## OBJECTIVE
Find all lines in the records that include the word "script", and copy them out.

|---|

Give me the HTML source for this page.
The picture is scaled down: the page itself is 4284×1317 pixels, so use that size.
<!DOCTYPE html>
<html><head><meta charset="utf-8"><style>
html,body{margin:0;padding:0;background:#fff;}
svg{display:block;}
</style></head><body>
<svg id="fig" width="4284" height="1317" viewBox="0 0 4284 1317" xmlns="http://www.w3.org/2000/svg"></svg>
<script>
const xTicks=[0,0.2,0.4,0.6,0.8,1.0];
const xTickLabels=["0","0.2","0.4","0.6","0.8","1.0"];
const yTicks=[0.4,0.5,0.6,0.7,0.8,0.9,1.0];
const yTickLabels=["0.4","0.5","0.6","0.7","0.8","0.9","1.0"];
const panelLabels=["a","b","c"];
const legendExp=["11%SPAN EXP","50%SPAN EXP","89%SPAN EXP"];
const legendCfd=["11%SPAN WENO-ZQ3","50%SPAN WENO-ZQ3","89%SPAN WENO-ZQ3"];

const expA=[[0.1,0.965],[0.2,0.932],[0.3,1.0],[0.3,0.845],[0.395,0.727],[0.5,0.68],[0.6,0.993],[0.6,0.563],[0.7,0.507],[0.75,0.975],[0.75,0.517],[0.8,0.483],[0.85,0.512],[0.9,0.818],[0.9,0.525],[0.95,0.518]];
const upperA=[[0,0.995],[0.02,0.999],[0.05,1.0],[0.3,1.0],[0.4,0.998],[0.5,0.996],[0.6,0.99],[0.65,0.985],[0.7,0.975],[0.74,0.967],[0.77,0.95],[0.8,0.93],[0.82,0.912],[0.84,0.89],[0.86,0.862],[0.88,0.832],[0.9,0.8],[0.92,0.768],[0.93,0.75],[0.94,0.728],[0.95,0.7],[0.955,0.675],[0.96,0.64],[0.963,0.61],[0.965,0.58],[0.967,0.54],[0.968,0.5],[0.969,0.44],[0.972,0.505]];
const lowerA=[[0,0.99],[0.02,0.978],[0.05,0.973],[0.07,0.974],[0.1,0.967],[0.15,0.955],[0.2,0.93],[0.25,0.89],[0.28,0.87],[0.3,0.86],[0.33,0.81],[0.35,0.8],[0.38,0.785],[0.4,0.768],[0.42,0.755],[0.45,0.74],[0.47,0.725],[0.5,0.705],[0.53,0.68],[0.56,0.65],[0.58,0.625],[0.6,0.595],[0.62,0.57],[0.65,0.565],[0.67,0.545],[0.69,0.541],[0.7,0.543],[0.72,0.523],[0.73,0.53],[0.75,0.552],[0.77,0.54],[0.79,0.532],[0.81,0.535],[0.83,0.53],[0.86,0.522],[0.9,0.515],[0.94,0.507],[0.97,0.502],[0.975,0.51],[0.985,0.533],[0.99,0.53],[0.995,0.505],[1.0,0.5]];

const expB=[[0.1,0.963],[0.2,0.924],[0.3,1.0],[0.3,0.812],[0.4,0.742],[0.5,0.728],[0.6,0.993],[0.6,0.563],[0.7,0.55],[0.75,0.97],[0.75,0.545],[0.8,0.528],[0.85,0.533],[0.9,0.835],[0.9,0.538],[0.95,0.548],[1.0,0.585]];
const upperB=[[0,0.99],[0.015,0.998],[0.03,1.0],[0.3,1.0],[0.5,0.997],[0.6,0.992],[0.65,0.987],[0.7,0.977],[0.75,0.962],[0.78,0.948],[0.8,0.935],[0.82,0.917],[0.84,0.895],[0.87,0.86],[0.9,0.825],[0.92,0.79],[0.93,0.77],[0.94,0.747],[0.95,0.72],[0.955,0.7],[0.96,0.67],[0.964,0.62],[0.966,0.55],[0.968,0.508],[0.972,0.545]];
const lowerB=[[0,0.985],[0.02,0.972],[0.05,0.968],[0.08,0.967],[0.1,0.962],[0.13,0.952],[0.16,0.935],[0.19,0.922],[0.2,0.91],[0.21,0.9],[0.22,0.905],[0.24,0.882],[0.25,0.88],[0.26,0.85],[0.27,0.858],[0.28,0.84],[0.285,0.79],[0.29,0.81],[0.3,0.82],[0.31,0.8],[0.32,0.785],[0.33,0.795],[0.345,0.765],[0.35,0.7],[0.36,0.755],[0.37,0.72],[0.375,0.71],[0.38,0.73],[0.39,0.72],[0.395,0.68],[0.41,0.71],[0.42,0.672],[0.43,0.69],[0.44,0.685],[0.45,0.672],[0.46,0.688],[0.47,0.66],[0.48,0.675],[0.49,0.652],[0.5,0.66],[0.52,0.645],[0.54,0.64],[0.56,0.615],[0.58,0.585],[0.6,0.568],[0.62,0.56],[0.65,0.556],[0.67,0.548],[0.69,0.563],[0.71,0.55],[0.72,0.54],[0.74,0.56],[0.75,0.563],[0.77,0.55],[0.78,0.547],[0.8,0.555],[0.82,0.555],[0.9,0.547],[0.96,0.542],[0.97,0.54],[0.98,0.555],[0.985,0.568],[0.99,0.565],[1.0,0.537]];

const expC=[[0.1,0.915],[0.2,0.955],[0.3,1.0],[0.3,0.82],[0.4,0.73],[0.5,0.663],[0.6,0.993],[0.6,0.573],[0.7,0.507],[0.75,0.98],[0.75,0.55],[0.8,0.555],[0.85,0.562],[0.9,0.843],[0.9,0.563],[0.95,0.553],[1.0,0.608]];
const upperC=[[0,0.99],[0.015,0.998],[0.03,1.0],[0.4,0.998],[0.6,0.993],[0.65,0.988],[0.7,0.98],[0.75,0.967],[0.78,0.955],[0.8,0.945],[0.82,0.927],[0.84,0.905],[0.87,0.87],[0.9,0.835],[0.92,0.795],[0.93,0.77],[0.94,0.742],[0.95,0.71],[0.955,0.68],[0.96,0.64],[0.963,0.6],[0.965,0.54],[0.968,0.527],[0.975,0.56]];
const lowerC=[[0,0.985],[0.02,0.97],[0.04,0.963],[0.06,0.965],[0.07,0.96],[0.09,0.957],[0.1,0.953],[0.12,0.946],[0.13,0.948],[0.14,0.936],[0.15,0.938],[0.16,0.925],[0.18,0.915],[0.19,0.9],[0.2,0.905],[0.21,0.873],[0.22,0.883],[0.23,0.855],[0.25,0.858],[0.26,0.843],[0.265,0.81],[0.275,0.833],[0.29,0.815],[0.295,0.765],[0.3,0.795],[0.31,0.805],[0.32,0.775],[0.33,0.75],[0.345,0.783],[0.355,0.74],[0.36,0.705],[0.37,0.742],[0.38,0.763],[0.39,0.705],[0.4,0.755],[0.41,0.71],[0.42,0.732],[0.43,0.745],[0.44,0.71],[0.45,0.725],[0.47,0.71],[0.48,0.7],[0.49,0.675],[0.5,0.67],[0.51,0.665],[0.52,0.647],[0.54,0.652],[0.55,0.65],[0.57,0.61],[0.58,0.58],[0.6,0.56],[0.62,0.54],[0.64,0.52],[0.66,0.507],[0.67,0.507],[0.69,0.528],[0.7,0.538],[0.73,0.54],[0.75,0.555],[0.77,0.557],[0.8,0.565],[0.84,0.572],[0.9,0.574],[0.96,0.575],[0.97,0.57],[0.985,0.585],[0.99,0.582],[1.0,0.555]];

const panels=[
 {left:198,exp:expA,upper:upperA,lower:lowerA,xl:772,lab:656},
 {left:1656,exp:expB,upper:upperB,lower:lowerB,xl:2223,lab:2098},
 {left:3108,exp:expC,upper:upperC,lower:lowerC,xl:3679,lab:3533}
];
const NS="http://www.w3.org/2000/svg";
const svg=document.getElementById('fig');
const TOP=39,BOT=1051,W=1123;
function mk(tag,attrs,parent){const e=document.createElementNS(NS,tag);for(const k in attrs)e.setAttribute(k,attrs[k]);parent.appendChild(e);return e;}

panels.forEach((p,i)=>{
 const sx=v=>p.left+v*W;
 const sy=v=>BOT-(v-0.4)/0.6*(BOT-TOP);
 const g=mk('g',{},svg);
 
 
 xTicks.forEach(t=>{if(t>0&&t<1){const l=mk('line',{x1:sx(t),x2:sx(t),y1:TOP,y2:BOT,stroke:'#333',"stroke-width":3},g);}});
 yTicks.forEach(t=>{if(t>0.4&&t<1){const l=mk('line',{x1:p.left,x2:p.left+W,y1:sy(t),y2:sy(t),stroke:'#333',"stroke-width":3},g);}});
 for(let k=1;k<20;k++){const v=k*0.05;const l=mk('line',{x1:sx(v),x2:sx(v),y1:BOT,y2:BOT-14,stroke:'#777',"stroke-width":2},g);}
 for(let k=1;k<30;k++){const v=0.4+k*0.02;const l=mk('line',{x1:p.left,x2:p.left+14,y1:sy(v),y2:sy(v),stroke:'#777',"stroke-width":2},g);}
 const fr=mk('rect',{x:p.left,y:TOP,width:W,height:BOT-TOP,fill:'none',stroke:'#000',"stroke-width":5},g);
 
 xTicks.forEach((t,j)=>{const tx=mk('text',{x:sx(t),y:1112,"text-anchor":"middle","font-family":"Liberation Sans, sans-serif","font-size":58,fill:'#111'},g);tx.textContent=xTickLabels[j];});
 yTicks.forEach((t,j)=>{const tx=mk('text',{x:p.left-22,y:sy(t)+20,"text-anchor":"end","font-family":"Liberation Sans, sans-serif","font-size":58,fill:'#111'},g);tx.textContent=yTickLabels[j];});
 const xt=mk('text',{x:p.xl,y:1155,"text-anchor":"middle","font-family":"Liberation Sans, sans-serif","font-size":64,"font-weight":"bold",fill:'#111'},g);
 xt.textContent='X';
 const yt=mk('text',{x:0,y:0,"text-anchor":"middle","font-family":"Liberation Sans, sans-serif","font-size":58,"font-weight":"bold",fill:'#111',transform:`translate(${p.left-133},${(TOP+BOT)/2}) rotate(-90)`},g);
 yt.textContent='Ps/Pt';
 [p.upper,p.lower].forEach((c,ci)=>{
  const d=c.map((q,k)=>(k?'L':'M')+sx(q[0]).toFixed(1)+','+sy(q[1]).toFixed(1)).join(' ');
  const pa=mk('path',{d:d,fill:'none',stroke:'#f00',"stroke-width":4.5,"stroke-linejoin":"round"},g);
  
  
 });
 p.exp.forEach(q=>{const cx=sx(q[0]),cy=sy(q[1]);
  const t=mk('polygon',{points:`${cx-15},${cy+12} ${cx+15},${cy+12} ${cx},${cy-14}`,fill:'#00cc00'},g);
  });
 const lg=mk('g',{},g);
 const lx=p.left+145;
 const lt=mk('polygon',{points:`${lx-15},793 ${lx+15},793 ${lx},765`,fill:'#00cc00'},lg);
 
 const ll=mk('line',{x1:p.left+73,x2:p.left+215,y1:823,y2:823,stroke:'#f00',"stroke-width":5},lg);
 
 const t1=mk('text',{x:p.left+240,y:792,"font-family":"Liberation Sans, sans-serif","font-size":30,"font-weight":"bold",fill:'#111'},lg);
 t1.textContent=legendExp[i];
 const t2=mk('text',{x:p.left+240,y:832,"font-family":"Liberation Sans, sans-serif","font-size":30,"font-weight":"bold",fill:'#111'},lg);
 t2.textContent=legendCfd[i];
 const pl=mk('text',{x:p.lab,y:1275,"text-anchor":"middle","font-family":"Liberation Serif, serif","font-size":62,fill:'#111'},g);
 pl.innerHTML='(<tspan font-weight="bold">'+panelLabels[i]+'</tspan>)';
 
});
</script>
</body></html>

|---|

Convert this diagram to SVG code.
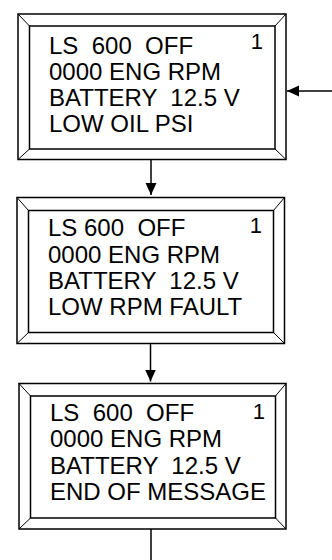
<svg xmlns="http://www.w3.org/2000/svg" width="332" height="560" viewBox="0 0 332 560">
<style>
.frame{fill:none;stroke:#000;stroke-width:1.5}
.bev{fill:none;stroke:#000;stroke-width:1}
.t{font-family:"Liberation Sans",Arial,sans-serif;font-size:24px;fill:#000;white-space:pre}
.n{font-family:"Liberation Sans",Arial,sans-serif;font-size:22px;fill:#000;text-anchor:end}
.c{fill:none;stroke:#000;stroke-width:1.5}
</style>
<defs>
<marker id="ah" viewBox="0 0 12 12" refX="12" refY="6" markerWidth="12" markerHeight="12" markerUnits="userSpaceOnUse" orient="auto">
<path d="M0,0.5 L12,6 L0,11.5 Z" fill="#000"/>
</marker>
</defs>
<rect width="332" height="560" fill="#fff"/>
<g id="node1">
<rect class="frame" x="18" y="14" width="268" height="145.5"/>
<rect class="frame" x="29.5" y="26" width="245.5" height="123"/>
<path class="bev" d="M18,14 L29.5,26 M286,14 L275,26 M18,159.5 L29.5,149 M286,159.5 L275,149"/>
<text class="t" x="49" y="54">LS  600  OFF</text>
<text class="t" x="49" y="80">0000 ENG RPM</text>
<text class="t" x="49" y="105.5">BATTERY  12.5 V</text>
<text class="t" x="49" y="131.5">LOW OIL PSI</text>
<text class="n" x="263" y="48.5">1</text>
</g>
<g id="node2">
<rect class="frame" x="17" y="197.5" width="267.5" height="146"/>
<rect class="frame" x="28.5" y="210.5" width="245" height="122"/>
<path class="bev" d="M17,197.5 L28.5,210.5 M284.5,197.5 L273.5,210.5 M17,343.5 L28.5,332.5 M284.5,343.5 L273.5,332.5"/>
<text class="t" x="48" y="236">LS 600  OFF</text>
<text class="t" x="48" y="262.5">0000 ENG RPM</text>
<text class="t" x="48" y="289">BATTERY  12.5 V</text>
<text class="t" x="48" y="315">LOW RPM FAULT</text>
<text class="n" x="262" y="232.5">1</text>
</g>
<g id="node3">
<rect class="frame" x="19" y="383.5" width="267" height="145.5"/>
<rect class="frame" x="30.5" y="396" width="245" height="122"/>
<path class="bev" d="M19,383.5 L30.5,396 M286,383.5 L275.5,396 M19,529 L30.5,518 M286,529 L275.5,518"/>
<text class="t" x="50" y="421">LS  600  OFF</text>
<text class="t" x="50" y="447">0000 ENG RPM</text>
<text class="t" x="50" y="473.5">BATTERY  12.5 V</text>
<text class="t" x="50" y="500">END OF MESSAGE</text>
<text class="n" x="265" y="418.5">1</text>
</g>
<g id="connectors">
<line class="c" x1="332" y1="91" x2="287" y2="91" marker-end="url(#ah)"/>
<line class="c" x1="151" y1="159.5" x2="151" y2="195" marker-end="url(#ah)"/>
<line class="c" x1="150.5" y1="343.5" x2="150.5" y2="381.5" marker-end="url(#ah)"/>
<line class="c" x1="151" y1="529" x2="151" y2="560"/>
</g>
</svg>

|---|

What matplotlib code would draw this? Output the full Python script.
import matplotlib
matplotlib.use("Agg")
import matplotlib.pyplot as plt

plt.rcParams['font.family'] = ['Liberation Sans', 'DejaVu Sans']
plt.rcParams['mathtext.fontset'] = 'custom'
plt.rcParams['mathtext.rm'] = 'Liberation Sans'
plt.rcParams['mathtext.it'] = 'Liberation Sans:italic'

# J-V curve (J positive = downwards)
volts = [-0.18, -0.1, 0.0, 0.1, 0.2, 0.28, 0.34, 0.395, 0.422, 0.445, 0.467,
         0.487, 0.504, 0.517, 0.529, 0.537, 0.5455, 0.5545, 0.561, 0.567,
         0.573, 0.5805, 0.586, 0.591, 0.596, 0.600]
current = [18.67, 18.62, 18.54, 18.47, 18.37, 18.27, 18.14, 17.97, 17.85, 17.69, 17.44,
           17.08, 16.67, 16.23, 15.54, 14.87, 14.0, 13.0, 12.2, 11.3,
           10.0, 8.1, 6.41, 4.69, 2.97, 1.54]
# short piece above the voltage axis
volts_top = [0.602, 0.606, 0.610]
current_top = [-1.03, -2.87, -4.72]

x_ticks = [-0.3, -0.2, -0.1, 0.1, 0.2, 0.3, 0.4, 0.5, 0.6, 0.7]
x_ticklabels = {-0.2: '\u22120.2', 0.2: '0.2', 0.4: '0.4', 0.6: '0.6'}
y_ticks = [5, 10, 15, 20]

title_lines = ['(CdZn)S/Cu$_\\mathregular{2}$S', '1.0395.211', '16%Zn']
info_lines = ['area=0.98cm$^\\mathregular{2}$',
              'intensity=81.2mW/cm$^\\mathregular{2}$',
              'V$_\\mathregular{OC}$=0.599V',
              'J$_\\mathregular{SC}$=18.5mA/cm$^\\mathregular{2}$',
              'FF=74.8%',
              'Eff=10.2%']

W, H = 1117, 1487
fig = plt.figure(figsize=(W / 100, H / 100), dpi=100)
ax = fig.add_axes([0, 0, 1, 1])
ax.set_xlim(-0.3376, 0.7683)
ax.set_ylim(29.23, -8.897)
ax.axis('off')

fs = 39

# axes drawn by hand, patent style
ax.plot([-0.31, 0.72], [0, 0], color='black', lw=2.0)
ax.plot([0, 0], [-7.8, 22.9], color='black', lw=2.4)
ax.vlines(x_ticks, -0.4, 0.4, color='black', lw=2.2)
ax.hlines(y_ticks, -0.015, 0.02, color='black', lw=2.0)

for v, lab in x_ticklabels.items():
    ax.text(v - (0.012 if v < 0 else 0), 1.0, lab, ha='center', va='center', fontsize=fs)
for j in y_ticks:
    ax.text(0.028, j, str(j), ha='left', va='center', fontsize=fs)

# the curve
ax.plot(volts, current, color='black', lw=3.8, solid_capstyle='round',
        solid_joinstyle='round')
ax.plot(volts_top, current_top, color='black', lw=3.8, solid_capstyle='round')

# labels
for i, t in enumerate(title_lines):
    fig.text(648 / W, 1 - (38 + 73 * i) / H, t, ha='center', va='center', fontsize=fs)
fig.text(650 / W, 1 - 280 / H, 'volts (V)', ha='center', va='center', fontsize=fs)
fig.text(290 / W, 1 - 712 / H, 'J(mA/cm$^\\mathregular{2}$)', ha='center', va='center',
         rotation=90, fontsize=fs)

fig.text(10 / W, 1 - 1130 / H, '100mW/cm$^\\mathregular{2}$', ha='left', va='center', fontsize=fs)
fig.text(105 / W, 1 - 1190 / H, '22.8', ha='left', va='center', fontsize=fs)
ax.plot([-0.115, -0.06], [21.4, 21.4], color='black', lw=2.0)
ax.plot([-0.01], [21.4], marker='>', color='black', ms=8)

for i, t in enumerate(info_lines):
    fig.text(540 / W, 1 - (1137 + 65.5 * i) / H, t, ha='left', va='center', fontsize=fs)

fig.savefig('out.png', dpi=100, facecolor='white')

|---|

## CORRECT RESULT
<script>
</script>
What matplotlib code would draw this? Output the full Python script.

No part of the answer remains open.